Why is Russia invading Ukraine? What is the history that is leading up to this moment?
I am no historian by trade, so don't look to me as an authority (even if I pretend to be an amateur historian!). We must recognize the long and complex history of Russia. Many wars have been fought on the very same battleground as today. One thinks of the famous poem by Tennyson, “The Charge of the Light Brigade” describing a specific tragic event within the Crimean War of 1854 where many perished. Because of the complexities involved, no short 2-3 minute video suffices if you really want to try and have a foundational understanding.
Here is an interview of Dr. Frederick W. Kagan. He is a former professor of history with a PhD in Russian and Soviet military history from Yale who has spent his life researching and understanding Russian history. This interview from him below is most helpful to understand Russian history and potential motivations leading up to this moment in Ukraine. (Again, disclaimer: I don't give unfettered endorsement for Peterson or his platform. I simply haven't found another interview by such an expert that is as helpful as this one):
If you are a reader, here are resources below that I have read/interacted with to recommend:
A Concise History of the Russian Revolution: Richard Pipes
(For a longer treatment - The Russian Revolution by Pipes)
Nicholas and Alexandra - The Classic Account of the Fall of the Romanov Dynasty by Robert Massie
(A book I have not interacted with but have been told is an excellent resource for history leading up to modern times of Russia):
Lenin’s Tomb: The Last Days of the Soviet Empire - David Remmick
2) How do I navigate media during a time of war?
Dr. Richard Paul and Dr. Linda Elder from the Foundation of Critical Thinking have written a very helpful booklet on “Detecting News Media Bias and Propaganda” that helps equip us with critical thinking tools as we absorb media, which I highly encourage you to purchase. You could also listen to an interview on this topic from Dr. Elder here.
It is most important to understand that in war, situations are ever changing and stories will often be missing context. Propaganda and news biases are at their highest. Learning to be a critical thinker and navigating the very complex world of our current media forms in time of war will only aide you in your prayers and growth as a Christian during this time.
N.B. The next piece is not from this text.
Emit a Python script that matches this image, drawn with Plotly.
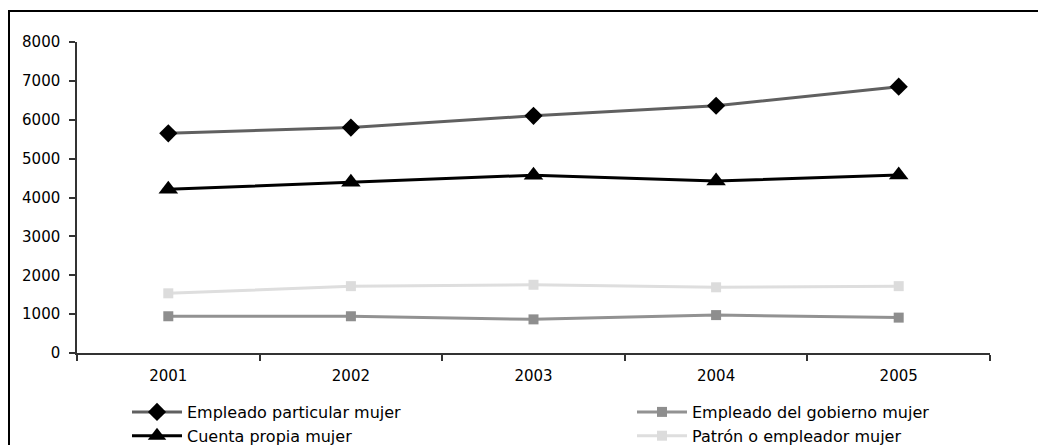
import plotly.graph_objects as go

# Annual figures, women, by employment category
years = ["2001", "2002", "2003", "2004", "2005"]
particular = [5650, 5800, 6100, 6360, 6850]
gobierno = [945, 945, 865, 975, 910]
cuenta_propia = [4210, 4390, 4575, 4425, 4580]
patron = [1535, 1720, 1755, 1690, 1720]

names = [
    "Empleado particular mujer",
    "Empleado del gobierno mujer",
    "Cuenta propia mujer",
    "Patrón o empleador mujer",
]

FONT = "DejaVu Sans"

fig = go.Figure()

# left legend column: particular + cuenta propia; right column: gobierno + patrón
fig.add_trace(go.Scatter(
    x=years, y=particular, name=names[0], mode="lines+markers",
    line=dict(color="#606060", width=3),
    marker=dict(symbol="diamond", size=14, color="#000000"),
    legend="legend",
))
fig.add_trace(go.Scatter(
    x=years, y=gobierno, name=names[1], mode="lines+markers",
    line=dict(color="#929292", width=3),
    marker=dict(symbol="square", size=10, color="#8e8e8e"),
    legend="legend2",
))
fig.add_trace(go.Scatter(
    x=years, y=cuenta_propia, name=names[2], mode="lines+markers",
    line=dict(color="#000000", width=3),
    marker=dict(symbol="triangle-up", size=17, color="#000000"),
    legend="legend",
))
fig.add_trace(go.Scatter(
    x=years, y=patron, name=names[3], mode="lines+markers",
    line=dict(color="#dedede", width=3),
    marker=dict(symbol="square", size=10, color="#dcdcdc"),
    legend="legend2",
))

W, H = 1038, 445
L, R, T, B = 77, 48, 42, 92
pw, ph = W - L - R, H - T - B

legend_common = dict(
    orientation="v",
    xanchor="left", xref="paper",
    y=(H - 395) / H, yanchor="top", yref="container",
    itemwidth=50,
    font=dict(family=FONT, size=16, color="#000000"),
    bgcolor="rgba(0,0,0,0)",
    traceorder="normal",
)

fig.update_layout(
    width=W, height=H,
    margin=dict(l=L, r=R, t=T, b=B, autoexpand=False),
    paper_bgcolor="white", plot_bgcolor="white",
    font=dict(family=FONT, size=15, color="#000000"),
    showlegend=True,
    legend=dict(x=(127 - L) / pw, **legend_common),
    legend2=dict(x=(632 - L) / pw, **legend_common),
    xaxis=dict(
        type="category",
        range=[-0.5, len(years) - 0.5],
        showgrid=False, zeroline=False,
        showline=True, linecolor="#333333", linewidth=1.5,
        ticks="outside", ticklen=6, tickcolor="#333333", tickwidth=1.5,
        tickson="boundaries",
        ticklabelstandoff=8,
        tickfont=dict(family=FONT, size=15),
    ),
    yaxis=dict(
        range=[0, 8000], dtick=1000,
        showgrid=False, zeroline=False,
        showline=True, linecolor="#333333", linewidth=1.5,
        ticks="outside", ticklen=6, tickcolor="#333333", tickwidth=1.5,
        ticklabelstandoff=6,
        tickfont=dict(family=FONT, size=15),
    ),
    shapes=[
        # outer frame around the chart
        dict(
            type="rect", xref="paper", yref="paper",
            x0=(9 - L) / pw, x1=(W + 20 - L) / pw,
            y0=-(H + 20 - (T + ph)) / ph, y1=1 + (T - 11) / ph,
            line=dict(color="#000000", width=2),
            fillcolor="rgba(0,0,0,0)", layer="below",
        )
    ],
)

fig.write_html("out.html")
Also, if you haven't explored the resources from the Center of Humane Technology, they also provide excellent resources in navigating our curent media and its forms, which I highly recommend.
3) How do I develop a biblically informed response to war?
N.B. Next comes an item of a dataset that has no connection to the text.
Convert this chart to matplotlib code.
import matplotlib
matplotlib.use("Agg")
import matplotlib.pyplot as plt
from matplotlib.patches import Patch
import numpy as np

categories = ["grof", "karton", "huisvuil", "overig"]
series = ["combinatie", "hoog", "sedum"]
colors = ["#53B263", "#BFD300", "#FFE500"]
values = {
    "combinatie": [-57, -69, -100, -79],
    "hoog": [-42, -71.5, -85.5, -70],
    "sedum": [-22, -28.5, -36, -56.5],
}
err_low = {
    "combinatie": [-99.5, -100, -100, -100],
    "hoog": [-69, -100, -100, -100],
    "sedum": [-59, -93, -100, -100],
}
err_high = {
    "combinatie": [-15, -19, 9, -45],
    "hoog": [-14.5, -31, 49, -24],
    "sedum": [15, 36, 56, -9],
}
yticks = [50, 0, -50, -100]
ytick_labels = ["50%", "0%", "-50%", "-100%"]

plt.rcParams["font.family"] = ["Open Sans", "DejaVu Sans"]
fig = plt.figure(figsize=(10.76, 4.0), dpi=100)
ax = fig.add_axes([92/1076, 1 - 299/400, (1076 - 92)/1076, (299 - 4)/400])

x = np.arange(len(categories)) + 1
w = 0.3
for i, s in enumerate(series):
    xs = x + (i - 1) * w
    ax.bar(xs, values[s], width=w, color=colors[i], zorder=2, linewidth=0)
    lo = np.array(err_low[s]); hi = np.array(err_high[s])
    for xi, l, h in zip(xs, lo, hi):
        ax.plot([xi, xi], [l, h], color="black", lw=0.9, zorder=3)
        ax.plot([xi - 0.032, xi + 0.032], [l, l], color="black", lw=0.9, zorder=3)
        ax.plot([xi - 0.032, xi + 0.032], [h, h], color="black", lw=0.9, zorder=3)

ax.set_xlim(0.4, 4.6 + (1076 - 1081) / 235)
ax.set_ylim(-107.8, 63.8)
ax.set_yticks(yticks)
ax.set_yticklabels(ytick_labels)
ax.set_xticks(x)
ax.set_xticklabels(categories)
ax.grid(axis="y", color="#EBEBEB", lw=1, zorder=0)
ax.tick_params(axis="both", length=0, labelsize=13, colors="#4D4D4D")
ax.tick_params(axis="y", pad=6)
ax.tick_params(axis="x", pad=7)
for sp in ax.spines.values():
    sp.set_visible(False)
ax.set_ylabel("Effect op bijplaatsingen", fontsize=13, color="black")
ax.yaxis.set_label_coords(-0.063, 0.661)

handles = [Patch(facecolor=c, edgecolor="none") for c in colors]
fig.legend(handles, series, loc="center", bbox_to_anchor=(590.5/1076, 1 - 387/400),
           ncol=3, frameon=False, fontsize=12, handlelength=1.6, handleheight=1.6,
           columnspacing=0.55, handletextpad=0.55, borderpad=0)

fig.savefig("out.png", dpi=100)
The Scriptures, as well as Church History, are most helpful in an attempt to answer this question.
Against War, Praying for Peace, Fighting for Justice
In brief, we must first recognize that war and violence were not a part of God’s original plan for this world. It belongs to the kingdom of this world, to the “prince” of this world (2 Corinthians 4:4) and the cosmic powers that belong to his kingdom (Ephesians 6:12).
The prophetic vision of Isaiah concerning the future when Jesus returns to this earth is one of peace, where humankind will no longer learn war anymore (Isaiah 2:4) because in that future world, there will no longer be wickedness and death in this world but only wholeness and Life (Revelation 21-22).
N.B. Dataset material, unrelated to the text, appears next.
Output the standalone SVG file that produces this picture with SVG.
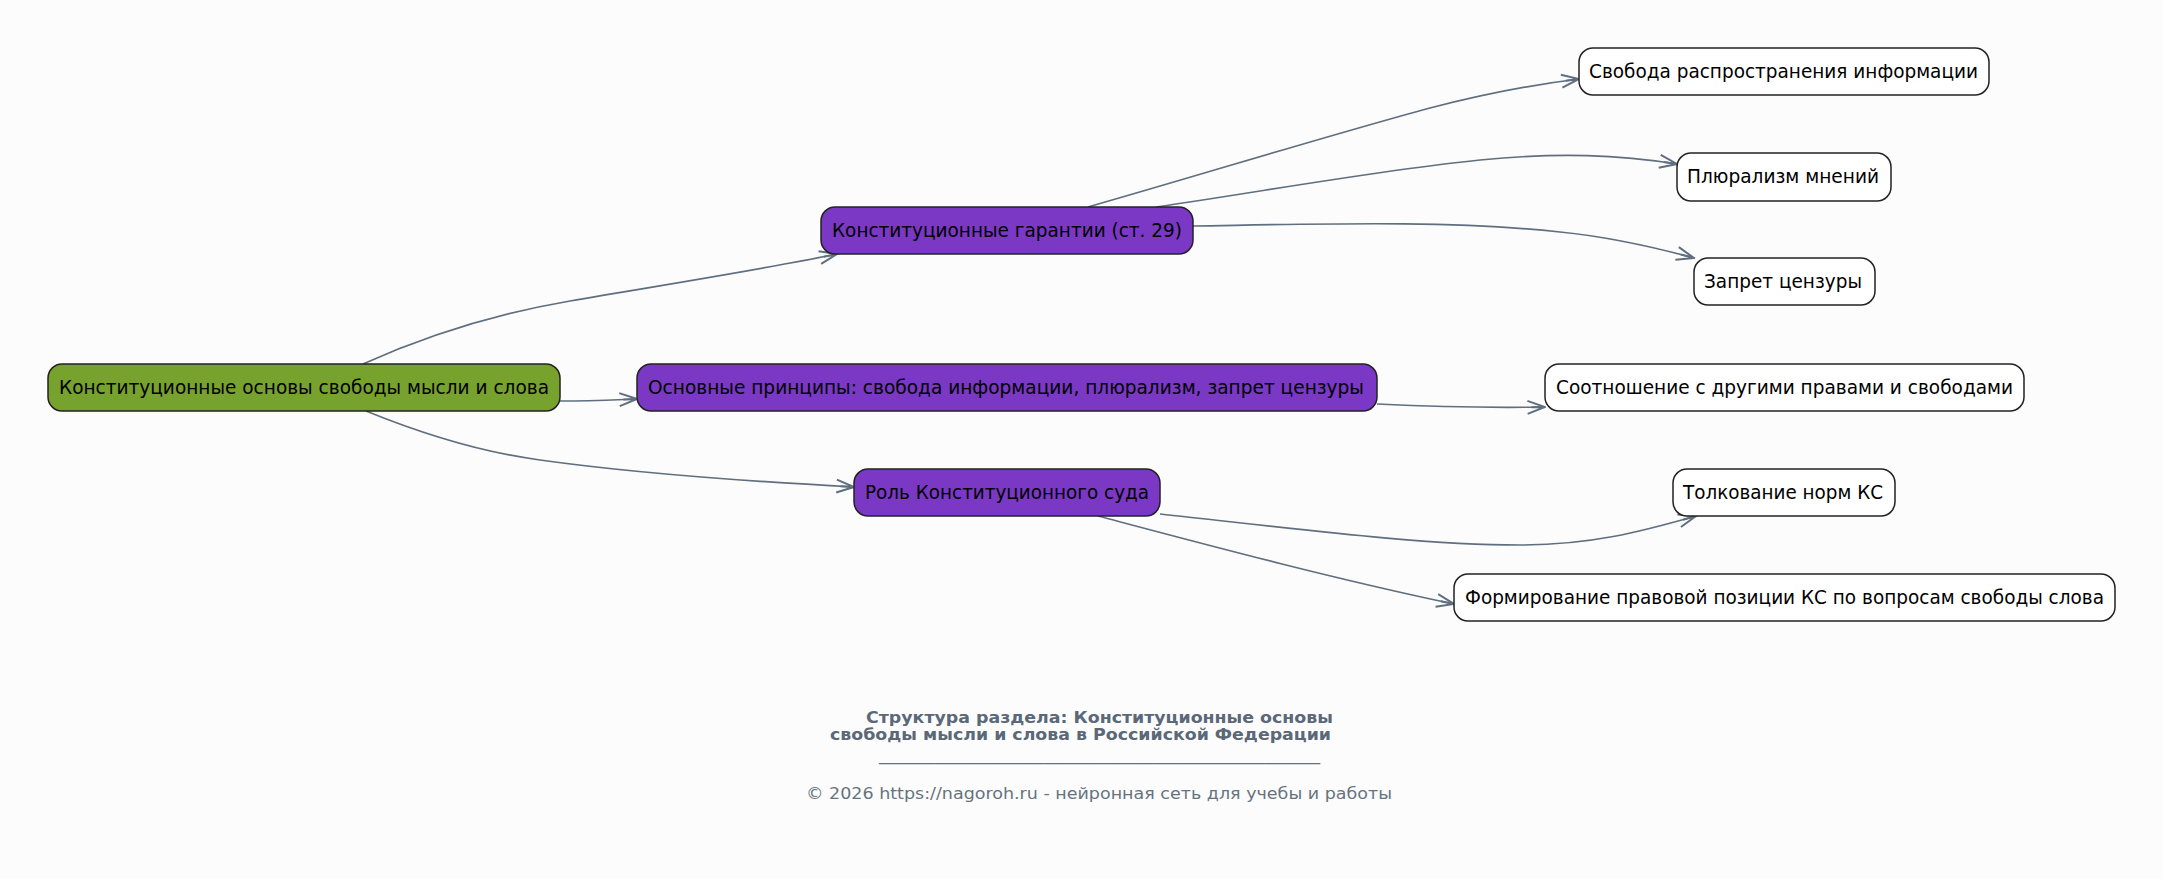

As Jesus prays in his famous prayer, “Your Kingdom come, your will be done, on earth as it is in heaven” (Matt. 6:10), and also as he describes those in his Kingdom as blessed who are “peacemakers” (5:9), we should desire and seek to provide the world a glimpse of such a peaceful future that is coming to this world. Christians should be the example of this. Finally as we recognize that death is of the Enemy, and those who die without knowledge of Christ and his salvation will be eternally separated from him forever, we should mourn death and mourn war, and pray constantly for it to cease. This also does not exclude us praying for Russia, the aggressor and rather obvious enemy in this context (Matt. 5:44).
Nevertheless, in our broken world, war happens. There is a time for war and a time for peace (Ecclesiastes 3:8). War can come from both just and unjust motivations, and it is our responsibility to discern which it is sourced from, which guides us on what we do support or protest against. Christians cannot and should not support unjust wars, but as a last resort, be willing to fight if it is necessary to defeat an enemy if it is for a just cause.
As imperfect as it is, a helpful theory that is at our disposal as Christians is often referred to as the “Just War Theory.” Attributed to Saint Augustine of the fourth century, it provides the Christian with steps to consider before war is taken up. This eight minute video is helpful to guide us through this teaching of “Just War” from the Catholic Church:
4) How can I tangibly help the Ukrainians right now?
We have an opportunity right now to help and support Ukrainian refugees being received through a network of churches within the Czech Republic. You can learn more about that here:
5) Thoughts from Pastor Daniel
I want to provide in closing some thoughts on our own nation during this time. Knowing that we are Christians first before American citizens, a fair question that we should be willing to ask is this: do we immediately support any response from our own nation to the war in Ukraine? Has the USA played any role leading up to this conflict? Is there anything we as a nation can learn from this horrible situation in Ukraine?
Keeping our allegiance first to Jesus and guided by the Holy Spirit beneath the authority of Scriptures reminds us that we are indeed first beneath a different authority, as we do indeed have permission to critique our own nation, even if it is our homeland which we dearly love. I want to provide some questions for your consideration that this war should stir within us as a nation, as well as an ending note for you and I concerning prayer:
- After World War II, America has been the global dominant force in our world. We have performed military operations all over the globe, many in nations which do border Russia, and installed our own military bases on almost every continent. We are reminded of the more recent invasion of Iraq, our own war in Afghanistan, and our meddling with Libya and Syria. We are reminded of our own drone program, often secretive beneath every president since G.W. Bush, and even last year how we accidentally via drone killed a man and ten members (seven which were children) of his whole family in Kabul (https://www.cnn.com/2021/08/29/asia/afghanistan-kabul-evacuation-intl/index.html). We must be willing to ask our own nation questions of the just nature of our own global operations - are all of them necessary? Are many of them unjust? How many innocents have died from them? I am no expert, but I firmly believe Christians have the right to ask such questions as we observe the horror of this war in Ukraine. Hopefully this will be an opportunity as a nation to do our own self reflecting, and Christians can stand and speak truth to wherever it must be spoken to, even if it is our own nation (1 Timothy 3:15).
- Pray. Please do not discredit the effect of your own prayers during this time. Be generous to our friends in the Czech Republic so they can care for these refugees. Pray for God to stop the hand of the aggressor, for peace to reign, and for righteousness to prevail. Pray for reason to be restored to Putin, that he may cease this unnecessary war where innocents are dying. Pray for the churches in Ukraine to be true lights of hope during such a national crisis, and pray for many to come to know the salvation of Jesus through this time. Plenty of stories are abounding of God's work right now in the Ukraine, as well as glimpses of how church ministry looks in Ukraine right now. Stay up to date and do not cease to pray!
Hopefully this is all helpful to equip you to navigate all that is before you!